Rule #6: Obey the Law
Road bikes are subject to the same laws as motorists, follow them. You have the same rights and duties as drivers. Your safety, and the well-being of those around you depends on you interpreting the law in a predictable manner. Obey traffic signals and stop signs. Ride with traffic. Use the right hand lane headed in the direction you are going. Pass on the left.
Rule #7: Claim Your Space
Make it clear that you plan to use your portion of the road – whether its 36-inches from the curb, or an entire lane wide. Don’t hesitate to claim the entire lane if there is no bike lane or the side of the road is rough, full of debris or missing completely. Bikes are vehicles and have a legal right to be on the road. Claim your space.
Rule #7: Be Predictable
Make your intentions clear to other cyclists and everyone else on public roadways. Ride in a straight, consistent line. Don’t swerve unnecessarily. If you’re riding with other cyclists and you do need to suddenly swerve to avoid an obstruction, make it clear with as shout while pointing at the obstruction so they know to avoid it behind you. Signal with your arms for turns. Glance behind you before turning or changing lanes.
Rule #8: Stay Aware
Keep your head up in traffic or congested areas. Anticipate what other cyclists might do, as well as drivers and pedestrians. Watch for turning vehicles and ride outside the open-door zone of parked cars. Read the traffic. Try to anticipate what’s likely to happen and scan behind regularly. Watch for signs of cars pulling out or looking for a parking spot. Look out for debris, potholes, and other road hazards. Cross railroad tracks at right angles.
Rule #9: Be Seen
Assume that you are invisible to motorists. Do whatever you can can to enhance your chances of being seen to avoid accidents. Ride where people and cars see you. Wear bright clothing. Use lights in low light conditions with a white light on the front and a red rear light. Make eye contact with other cyclists and pedestrians. The article “Bikes Versus Cars, How to Ride in Traffic” can give more insight into safely riding with traffic.
Rule #10: Be Ready
Keep your bike in good working condition. If you’re unsure how to do basic maintenance, practice on your bike at home, or have it serviced by a professional. Check that your tires have enough air; check that your brakes are working, chain flows smoothly, and always check the quick release levers on your wheels. Learn how to fix a flat and carry all the tools and supplies needed to repair your bike and get rolling again. And of course wear a helmet.
Rule #11: Get Involved
It’s one thing to prefer riding by yourself and getting out there in your own space. But there also is a whole world out there of cycling that you could be missing out on. A culture of like-minded cyclists just waiting for you. Build friendships, share stories of your experiences. Balance is key.

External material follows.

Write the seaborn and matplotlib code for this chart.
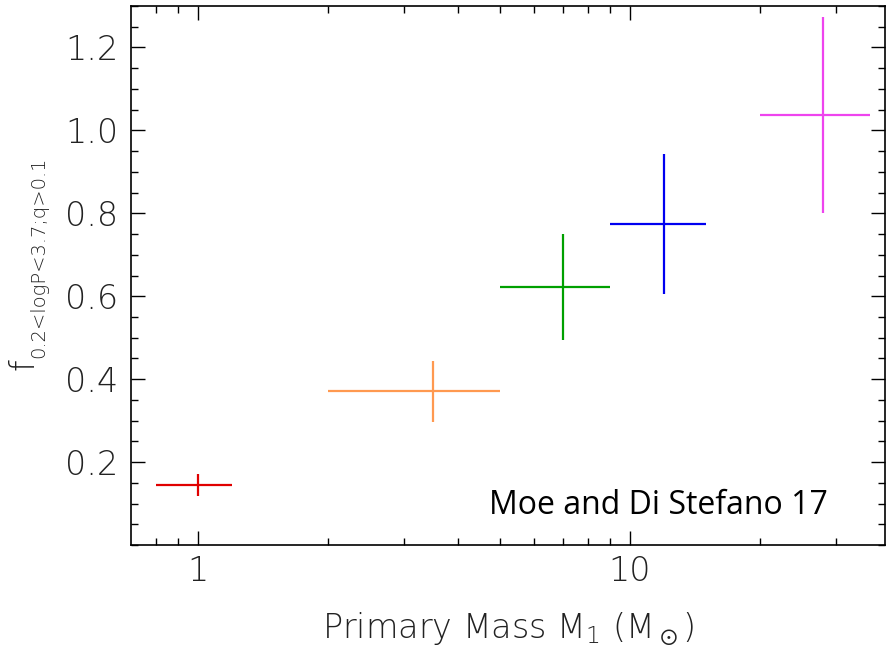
import numpy as np
import matplotlib
matplotlib.use("Agg")
import matplotlib.pyplot as plt
from matplotlib.ticker import FixedLocator, MultipleLocator, NullFormatter
import seaborn as sns

# mass bins (M_sun) and binary fraction with 0.2 < logP < 3.7, q > 0.1
mass = [1.0, 3.5, 7.0, 12.0, 28.0]
mass_lo = [0.8, 2.0, 5.0, 9.0, 20.0]
mass_hi = [1.2, 5.0, 9.0, 15.0, 36.0]
frac = [0.145, 0.371, 0.622, 0.775, 1.037]
frac_err = [0.026, 0.074, 0.128, 0.169, 0.237]
colors = ["#e00000", "#ff9950", "#00a000", "#0000f0", "#ee44ee"]

sns.set_theme(style="ticks")
plt.rcParams["font.family"] = ["DejaVu Sans"]
plt.rcParams["mathtext.default"] = "regular"

fig, ax = plt.subplots(figsize=(8.87, 6.5), dpi=100)
fig.subplots_adjust(left=0.1477, right=0.9977, top=0.9908, bottom=0.1615)

for m, lo, hi, f, e, c in zip(mass, mass_lo, mass_hi, frac, frac_err, colors):
    ax.errorbar(m, f, xerr=[[m - lo], [hi - m]], yerr=e, fmt="none",
                ecolor=c, elinewidth=1.6, capsize=0)

ax.set_xscale("log")
ax.set_xlim(0.7, 39)
ax.set_ylim(0, 1.3)

ax.xaxis.set_major_locator(FixedLocator([1, 10]))
ax.xaxis.set_minor_locator(FixedLocator([0.8, 0.9, 2, 3, 4, 5, 6, 7, 8, 9, 20, 30]))
ax.xaxis.set_minor_formatter(NullFormatter())
ax.set_xticklabels(["1", "10"])
ax.set_yticks([0.2, 0.4, 0.6, 0.8, 1.0, 1.2])
ax.yaxis.set_minor_locator(MultipleLocator(0.05))

ax.tick_params(which="both", direction="in", top=True, right=True,
               colors="black", labelcolor="#222222")
ax.tick_params(which="major", length=10, width=1.0, labelsize=24)
ax.tick_params(which="minor", length=5, width=1.0)
ax.tick_params(axis="x", which="major", pad=7)
ax.tick_params(axis="y", which="major", pad=9)
for sp in ax.spines.values():
    sp.set_linewidth(1.2)
    sp.set_color("black")

for lab in ax.get_xticklabels() + ax.get_yticklabels():
    lab.set_fontweight("light")

ax.set_xlabel(r"Primary Mass $M_1$ ($M_\odot$)", fontsize=24, color="#222222",
              fontweight="light", labelpad=16)

# y label: big "f" with a long subscript, drawn as two rotated texts
fig.text(0.009, 0.431, "f", rotation=90, ha="left", va="bottom",
         fontsize=24, fontweight="light", color="#222222")
fig.text(0.033, 0.449, "0.2<logP<3.7;q>0.1", rotation=90, ha="left",
         va="bottom", fontsize=14, fontweight="light", color="#222222")

ax.text(0.924, 0.0575, "Moe and Di Stefano 17", transform=ax.transAxes,
        ha="right", va="baseline", fontsize=23,
        family=["Open Sans", "DejaVu Sans"], color="black")

fig.savefig("out.png", dpi=100)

Rule #12: Challenge Yourself
It might not seem possible at first, but you’re capable of doing more miles than you can possibly imagine. Challenge yourself. Gain motivation by enrolling in a long-distance ride event. The motivation gained by a simple mark on the calendar will promote you to ride harder and longer. When the event arrives, you’ll be ready to rock and roll. During the ride, take a look at those other cyclists around you. You’ll notice the pain, exhilaration, and exuberance that you’re feeling is shared equally. It’s a feeling you will never forget and constantly seek to be returned to.
The golden rules of road cycling will allow you to be safe while further enjoying your road riding experience. Some you don’t need to follow and may not want to but if you do, it can help your riding experience as well as those around you. Follow the golden rules of road cycling and you’ll set yourself up for a lifetime of great riding.